Лев Саввич Маков велел созвать совещание:
– Из-за амбиций этого Бисмарка не скрывать же нам перед всей Европой, что – да! – у нас чума, что – да! – лекарств нету, что – да, наконец! – врачей в тех краях тоже мало...
На совещании медиков с чиновниками МВД Боткин признал ветлянскую эпидемию чумною (безо всяких сомнений), напомнив, что знаменитая чума в Москве во времена Екатерины Великой тоже начиналась с того, что тогдашние врачи трусливо боялись чуму назвать чумою, дабы не потревожить сладкий сон высочайших вельмож Санкт-Петербурга.
– Развитие в России чумы, – здесь я дословно цитирую слова Сергея Петровича, – в тех размерах, в каких она появлялась в прошлые столетия, невероятно (ныне), однако возможно появление в различных частях России большего или меньшего числа заболеваний чумной болезнью...
Итак, тревога объявлена! А куда, спрашивается, девать астраханскую рыбку или икру, если рыботорговцы Астрахани всюду натыкаются на штыки кордонов? Неисчислимые (и, конечно, миллионные!) уловы рыбы и баррикады бочек с икрой пропадают на пристанях, а в столицах уже воротятся от стерляжьей ухи, уже не желают есть икру ложками, ибо... испугались чумы. Сотни торговых домов в Астрахани пошли по миру, мигом разоренные, на бирже возникла паника, кто-то играл на повышение, кто-то рвал сотенные из рук, выигрывая на повышении курса.
– Господа! – орали на бирже. – Эта Ветлянка нам даром не обойдется... Разве не слыхали, что говорят в Париже? Падение русского курса неизбежно... готовьтесь плакать!
Бисмарк, вестимо, не упустил удобного случая, чтобы не использовать ветлянскую чуму как отличный предлог для экономической изоляции России (за которой, возможно, последует блокада политическая?). Германия и послушная ей Австрия мгновенно расставили на границах кордоны, отказываясь от русских товаров, таможенные строгости были усилены, а наплыв русских туристов и путешественников до крайности ограничен. “Все это, – писал современник, – вместе взятое, отразилось потом миллионными убытками на русской торговле и промышленности”. Европейцы же, далекие от каверз берлинской политики, восприняли карантинные меры против России – как долгожданный сигнал к наведению порядка у себя дома: в нейтральных странах начался генеральный аврал по уборке дворов и улиц, срочно выгребались помойные ямы, не чищенные с походов Наполеона, мэры городов не гнушались проверять чистоту общественных нужников... Так что, дорогой читатель, пусть Европа еще скажет нам спасибо за то, что своей чумой мы помогли ей в соблюдении гигиены и чистоты!

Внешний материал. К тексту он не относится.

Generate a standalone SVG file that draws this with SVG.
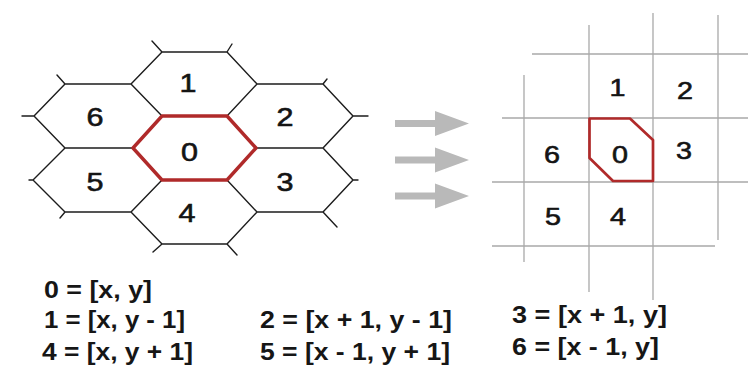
<svg xmlns="http://www.w3.org/2000/svg" width="748" height="374" viewBox="0 0 748 374">
  <defs>
    <style>
      .hexline { fill: none; stroke: #1c1c1c; stroke-width: 1.4; stroke-linecap: round; stroke-linejoin: round; }
      .gridline { fill: none; stroke: #a9a9a9; stroke-width: 1.3; }
      .hl-hex { fill: none; stroke: #b02a2a; stroke-width: 3.4; stroke-linejoin: round; }
      .hl-cell { fill: none; stroke: #b02a2a; stroke-width: 2.7; stroke-linejoin: round; }
      .hexlabel { font-family: "Liberation Sans", Arial, sans-serif; font-size: 26px; fill: #141414; stroke: #141414; stroke-width: 0.6; text-anchor: middle; }
      .celllabel { font-family: "Liberation Sans", Arial, sans-serif; font-size: 24px; fill: #141414; stroke: #141414; stroke-width: 0.6; text-anchor: middle; }
      .formula { font-family: "Liberation Sans", Arial, sans-serif; font-size: 23px; font-weight: bold; fill: #161616; }
      .arrow { fill: #b9b9b9; }
    </style>
    <!-- wide grey arrow: shaft plus triangular head, origin at left end of shaft -->
    <path id="bigArrow" class="arrow" d="M0,-3.6 H40 V-12.5 L74,0 L40,12.5 V3.6 H0 Z"/>
  </defs>

  <rect width="748" height="374" fill="#ffffff"/>

  <!-- hexagonal neighbourhood: outline strokes shared between cells -->
  <g id="hex-outlines">
    <path class="hexline" d="M152,41 L162,52 L227,52 L232,44
      M162,52 L131,84 L162,116
      M227,52 L257,84 L227,116
      M57,75 L65,84 L131,84
      M65,84 L34,116 L65,148
      M22,116 L34,116
      M65,148 L133,148
      M257,84 L323,84 L327,79
      M323,84 L353,116 L323,148
      M353,116 L368,116
      M256,148 L323,148
      M65,148 L33,180 L65,212
      M29,180 L33,180
      M60,218 L65,212 L131,212
      M323,148 L353,180 L323,212
      M353,180 L358,180
      M257,212 L323,212 L337,227
      M162,180 L131,212 L162,244
      M227,180 L257,212 L227,244
      M153,252 L162,244 L227,244 L237,255"/>
  </g>

  <g id="hex-0">
    <polygon class="hl-hex" points="162,116 227,116 256,148 227,180 162,180 133,148"/>
    <text class="hexlabel" x="189.5" y="161" textLength="17" lengthAdjust="spacingAndGlyphs">0</text>
  </g>
  <g id="hex-1"><text class="hexlabel" x="188" y="92" textLength="17" lengthAdjust="spacingAndGlyphs">1</text></g>
  <g id="hex-2"><text class="hexlabel" x="285" y="126" textLength="17" lengthAdjust="spacingAndGlyphs">2</text></g>
  <g id="hex-3"><text class="hexlabel" x="285" y="191" textLength="17" lengthAdjust="spacingAndGlyphs">3</text></g>
  <g id="hex-4"><text class="hexlabel" x="187" y="222" textLength="17" lengthAdjust="spacingAndGlyphs">4</text></g>
  <g id="hex-5"><text class="hexlabel" x="95" y="191" textLength="17" lengthAdjust="spacingAndGlyphs">5</text></g>
  <g id="hex-6"><text class="hexlabel" x="95" y="126" textLength="17" lengthAdjust="spacingAndGlyphs">6</text></g>

  <!-- three transfer arrows -->
  <g id="arrows">
    <use href="#bigArrow" x="395" y="123.5"/>
    <use href="#bigArrow" x="395" y="160"/>
    <use href="#bigArrow" x="395" y="196"/>
  </g>

  <!-- square grid lines -->
  <g id="square-grid">
    <path class="gridline" d="M524,75 V262 M589,25 V292 M653,13 V300 M718,15 V240
      M532,54 H748 M502,118 H748 M492,182 H748 M492,246 H715"/>
  </g>

  <g id="cell-0">
    <polygon class="hl-cell" points="589.5,118.5 630,118.5 653,140 653,181 613,181 589.5,158"/>
    <text class="celllabel" x="620" y="163" textLength="16" lengthAdjust="spacingAndGlyphs">0</text>
  </g>
  <g id="cell-1"><text class="celllabel" x="617.5" y="96" textLength="16" lengthAdjust="spacingAndGlyphs">1</text></g>
  <g id="cell-2"><text class="celllabel" x="685" y="99" textLength="16" lengthAdjust="spacingAndGlyphs">2</text></g>
  <g id="cell-3"><text class="celllabel" x="684" y="159" textLength="16" lengthAdjust="spacingAndGlyphs">3</text></g>
  <g id="cell-4"><text class="celllabel" x="618" y="225" textLength="16" lengthAdjust="spacingAndGlyphs">4</text></g>
  <g id="cell-5"><text class="celllabel" x="553" y="225" textLength="16" lengthAdjust="spacingAndGlyphs">5</text></g>
  <g id="cell-6"><text class="celllabel" x="552" y="163" textLength="16" lengthAdjust="spacingAndGlyphs">6</text></g>

  <!-- neighbour offset table -->
  <g id="formulas">
    <text class="formula" x="44" y="298" textLength="108" lengthAdjust="spacingAndGlyphs">0 = [x, y]</text>
    <text class="formula" x="44" y="328" textLength="141" lengthAdjust="spacingAndGlyphs">1 = [x, y - 1]</text>
    <text class="formula" x="42" y="360" textLength="151" lengthAdjust="spacingAndGlyphs">4 = [x, y + 1]</text>
    <text class="formula" x="260" y="328" textLength="192" lengthAdjust="spacingAndGlyphs">2 = [x + 1, y - 1]</text>
    <text class="formula" x="260" y="360" textLength="190" lengthAdjust="spacingAndGlyphs">5 = [x - 1, y + 1]</text>
    <text class="formula" x="512" y="323" textLength="155" lengthAdjust="spacingAndGlyphs">3 = [x + 1, y]</text>
    <text class="formula" x="512" y="355" textLength="147" lengthAdjust="spacingAndGlyphs">6 = [x - 1, y]</text>
  </g>
</svg>
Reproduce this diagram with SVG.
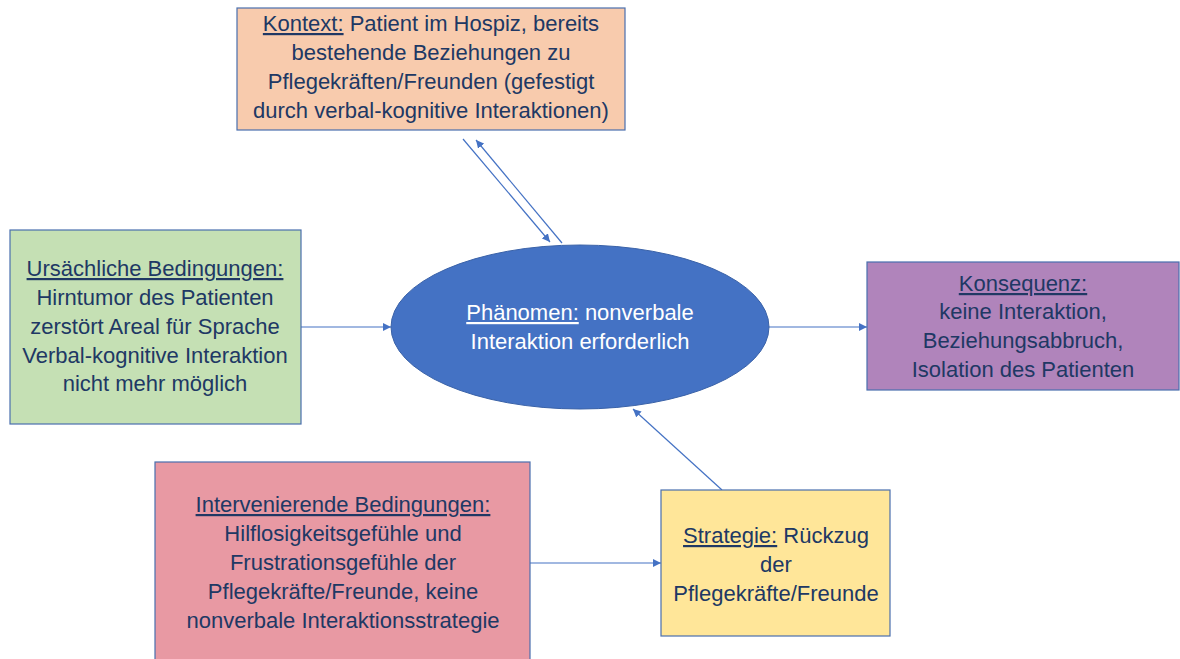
<svg xmlns="http://www.w3.org/2000/svg" width="1180" height="659" viewBox="0 0 1180 659">
<defs>
<style>
.box{stroke:#4a6fae;stroke-width:1.2}
.t{font-family:"Liberation Sans",Arial,sans-serif;font-size:22px;fill:#203864;text-anchor:middle}
.w{fill:#ffffff}
.u{text-decoration:underline}
.c{stroke:#4472C4;stroke-width:1.2;fill:none}
</style>
<marker id="ah" viewBox="0 0 10 10" refX="10" refY="5" markerWidth="8" markerHeight="8" markerUnits="userSpaceOnUse" orient="auto">
<path d="M0,0 L10,5 L0,10 z" fill="#4472C4"/>
</marker>
</defs>
<rect width="1180" height="659" fill="#ffffff"/>
<g id="connectors">
<line class="c" x1="463" y1="139" x2="550" y2="242" marker-end="url(#ah)"/>
<line class="c" x1="562" y1="243" x2="476" y2="140" marker-end="url(#ah)"/>
<line class="c" x1="301" y1="327" x2="391" y2="327" marker-end="url(#ah)"/>
<line class="c" x1="769" y1="327" x2="867" y2="327" marker-end="url(#ah)"/>
<line class="c" x1="530" y1="563" x2="661" y2="563" marker-end="url(#ah)"/>
<line class="c" x1="722" y1="490" x2="633" y2="409" marker-end="url(#ah)"/>
</g>
<g id="kontext">
<rect class="box" x="237" y="8" width="388" height="122" fill="#F8CBAD"/>
<text class="t" x="431" y="31"><tspan class="u">Kontext:</tspan> Patient im Hospiz, bereits</text>
<text class="t" x="431" y="60">bestehende Beziehungen zu</text>
<text class="t" x="431" y="89">Pflegekräften/Freunden (gefestigt</text>
<text class="t" x="431" y="118">durch verbal-kognitive Interaktionen)</text>
</g>
<g id="ursachen">
<rect class="box" x="10" y="230" width="291" height="194" fill="#C5E0B4"/>
<text class="t" x="155" y="276"><tspan class="u">Ursächliche Bedingungen:</tspan></text>
<text class="t" x="155" y="305">Hirntumor des Patienten</text>
<text class="t" x="155" y="334">zerstört Areal für Sprache</text>
<text class="t" x="155" y="363">Verbal-kognitive Interaktion</text>
<text class="t" x="155" y="391">nicht mehr möglich</text>
</g>
<g id="phaenomen">
<ellipse cx="580" cy="327" rx="189" ry="82" fill="#4472C4" stroke="#3a62a8" stroke-width="1"/>
<text class="t w" x="580" y="320"><tspan class="u">Phänomen:</tspan> nonverbale</text>
<text class="t w" x="580" y="349">Interaktion erforderlich</text>
</g>
<g id="konsequenz">
<rect class="box" x="867" y="262" width="312" height="128" fill="#B084BB"/>
<text class="t" x="1023" y="291"><tspan class="u">Konsequenz:</tspan></text>
<text class="t" x="1023" y="319">keine Interaktion,</text>
<text class="t" x="1023" y="348">Beziehungsabbruch,</text>
<text class="t" x="1023" y="377">Isolation des Patienten</text>
</g>
<g id="intervenierend">
<rect class="box" x="155" y="462" width="375" height="200" fill="#E899A3"/>
<text class="t" x="343" y="512"><tspan class="u">Intervenierende Bedingungen:</tspan></text>
<text class="t" x="343" y="541">Hilflosigkeitsgefühle und</text>
<text class="t" x="343" y="570">Frustrationsgefühle der</text>
<text class="t" x="343" y="599">Pflegekräfte/Freunde, keine</text>
<text class="t" x="343" y="628">nonverbale Interaktionsstrategie</text>
</g>
<g id="strategie">
<rect class="box" x="661" y="490" width="229" height="146" fill="#FFE699"/>
<text class="t" x="776" y="543"><tspan class="u">Strategie:</tspan> Rückzug</text>
<text class="t" x="776" y="572">der</text>
<text class="t" x="776" y="601">Pflegekräfte/Freunde</text>
</g>
</svg>
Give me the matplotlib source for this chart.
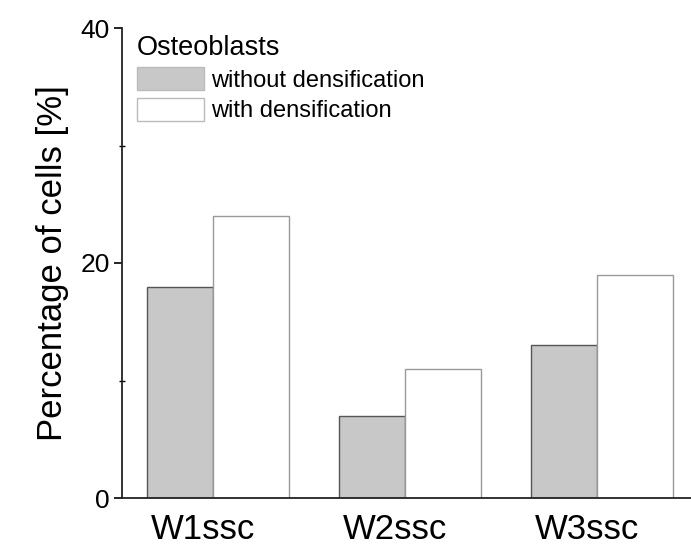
import matplotlib
matplotlib.use("Agg")
import matplotlib.pyplot as plt
from matplotlib.patches import Patch
from matplotlib.ticker import MultipleLocator
import numpy as np

categories = ["W1ssc", "W2ssc", "W3ssc"]
without_dens = [18, 7, 13]
with_dens = [24, 11, 19]
series_labels = ["without densification", "with densification"]
legend_title = "Osteoblasts"

plt.rcParams['font.family'] = ['Liberation Sans', 'DejaVu Sans']

fig = plt.figure(figsize=(6.91, 5.56), dpi=100)
ax = fig.add_axes([122/691, 1-498/556, 1-122/691, (498-28)/556])

x = np.arange(len(categories))
gray_w = 0.344
white_w = 0.396
ax.bar(x, without_dens, width=-gray_w, align='edge', color='#c8c8c8',
       edgecolor='#555555', linewidth=1.0)
ax.bar(x, with_dens, width=white_w, align='edge', color='white',
       edgecolor='#999999', linewidth=1.0)

ax.set_xlim(-0.474, 2.49)
ax.set_ylim(0, 40)
ax.set_xticks(x - 0.05)
ax.set_xticklabels(categories, fontsize=25)
ax.tick_params(axis='x', length=0, pad=11)
ax.yaxis.set_major_locator(MultipleLocator(20))
ax.yaxis.set_minor_locator(MultipleLocator(10))
ax.tick_params(axis='y', which='major', direction='out', length=6, width=1.2, labelsize=19, pad=3)
ax.tick_params(axis='y', which='minor', direction='inout', length=5, width=1.0)
ax.set_ylabel("Percentage of cells [%]", fontsize=25, labelpad=8)

for s in ['top', 'right']:
    ax.spines[s].set_visible(False)
ax.spines['left'].set_linewidth(1.3)
ax.spines['bottom'].set_linewidth(1.3)
ax.spines['left'].set_color('#222222')
ax.spines['bottom'].set_color('#222222')

handles = [Patch(facecolor='#c8c8c8', edgecolor='#bbbbbb', label=series_labels[0]),
           Patch(facecolor='white', edgecolor='#bbbbbb', label=series_labels[1])]
leg = ax.legend(handles=handles, title=legend_title, loc='upper left',
                bbox_to_anchor=(0.022, 0.99), frameon=False, fontsize=17,
                title_fontsize=19.5, handlelength=2.85, handleheight=1.15,
                handletextpad=0.3, labelspacing=0.25, borderaxespad=0.0,
                borderpad=0.1)
leg._legend_box.align = "left"

fig.savefig("out.png", dpi=100)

Боткин оставался в столице, но многие врачи покинули ее, чтобы бороться с ветлянской чумою. Среди отъезжавших был и заслуженный профессор Эдуард Эйхвальд, основатель клинического института в столице. Доктор Василий Бертенсон оставил описание сборов профессора в дорогу и те “предосторожности, которыми хотел окружить себя даже такой серьезный клиницист – вроде наглухо закрытой одежды с проведенною в рот ему трубкою для дыхания, какие употреблялись еще в средние века”.
– Вы прямо в Ветлянку? – спросил Боткин.
– Сначала в Царицын, – отвечал Эйхвальд.